Peripheral eurozone debt, which was once considered beyond the pale for an even modestly conservative investor, is now becoming respectable again. For the more adventurous, they provided high-yield like returns last year. The decline in yields has at times been so dramatic, however, that one questions whether they offer adequate compensation for what remain substantial risks. Yields on 10-year Spanish government debt are near 5 per cent and for Italy nearing 4 per cent, levels not seen in two years in Italy’s case. While Italy is still likely to end up with a government broadly committed to further fiscal consolidation and market reform after the upcoming elections, there is still plenty of potential for political surprises.

Spain has yet to determine whether it will ask for a bailout via the OMT programme, and there is the ever present risk of a dramatic increase in mortgage delinquencies and defaults if the country’s high unemployment rate forces home-owners to despair of ever paying off their obligations. While peripheral country yields no longer reflect the risk of a eurozone collapse, they may well adequately reflect the risk of over-indebted borrowers.

Equities
We look for the US to outperform Europe even though it under-performed in 2012. Europe benefited from a relief rally as eurozone sentiment improved but now reality is setting in and the outlook is not terribly rosy. Corporate earnings are weak and valuations are not superior to those in the US. The US will be boosted by QE liquidity, which is lacking in Europe, and stronger domestic demand. Margins are already fairly high so earnings growth will be a challenge but US corporations are flexible enough to improve upon them.

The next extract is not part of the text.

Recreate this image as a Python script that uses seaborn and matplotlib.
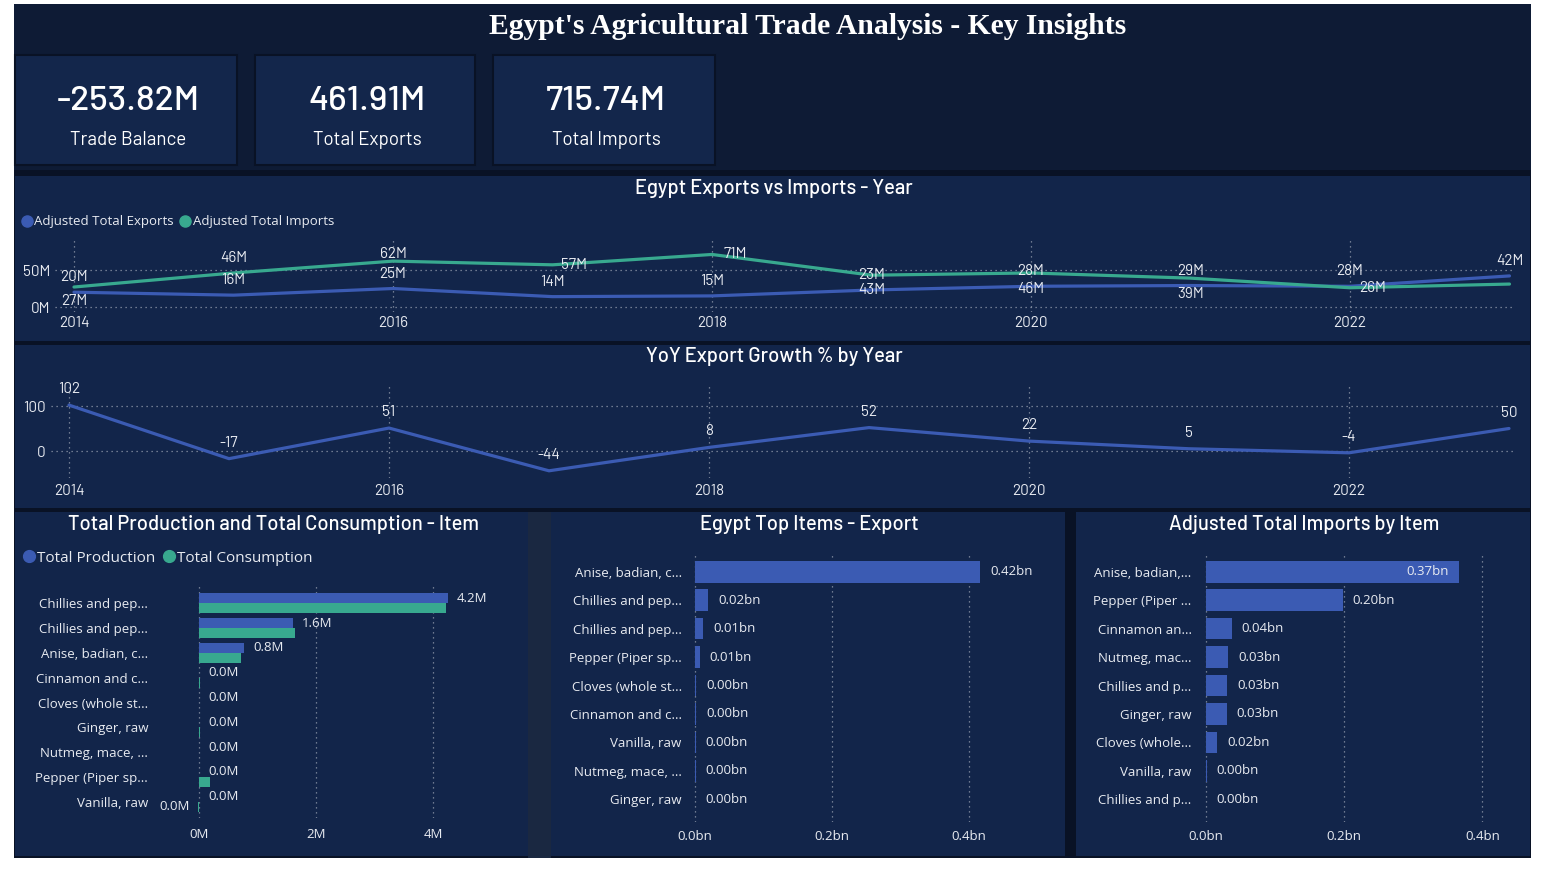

There are still opportunities within the eurozone, of course. While relative regional valuations are near historical levels, there is a wider range within Europe today than there has been in the past. For example, today there is a gap of 46 percentage points between the cheapest and most expensive market based on forward PEs. Prior to the beginning of the crisis in April 2007, the gap was just 20 percentage points. Two markets we like in particular are Italy as equities are inexpensive, and Germany because earnings growth potential is relatively good and valuations are not stretched even though it performed extremely well last year.

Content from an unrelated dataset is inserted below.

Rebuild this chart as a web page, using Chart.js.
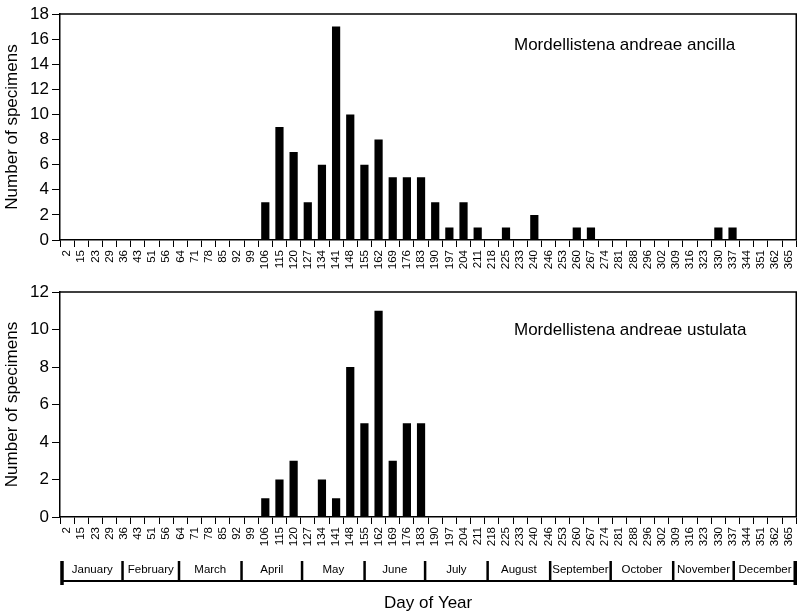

By sector, we expect a continued outperformance of cyclical sectors versus defensives/high dividend yielding stocks, though we do prefer higher yield stocks in Europe. Growth is lowly valued today relative to its own history and relative to high dividend stocks. The overvaluation of high dividend stocks is not necessarily relevant for traditional bond investors who are now looking for income, however, but for equity investors high dividend/defensive stocks are likely to underperform on a total return basis. We like the technology sector (though business hardware and software as opposed to ‘consumer’ technology), consumer discretionary, and industrials. Financials have done very well over the last 12 months as they are the sector most sensitive to a fall in risk aversion, and what appears to be a lightening regulatory burden could help them yet more this year.

Conclusion
The world is obviously not without risks. German Bund yields are still at very low levels, reflecting lingering worries among some investors about the currency union. Upcoming elections in Italy raise doubts about the ability and commitment of a new government to implement budget cuts and economic reform. If Spain were to decide not to ask for a bailout, yields could shoot up again. The US fiscal deficit is still a threat, though it is highly unlikely that any spending cuts will have much immediate impact on the economy as they will be spread out over many years.

Despite these concerns, we believe investors should be moving their assets out of cash and other low yielding assets and into securities offering returns beyond inflation. Equity valuations remain attractive, company earnings continue to grow, and many types of fixed income offer generous yields relative to core sovereign debt.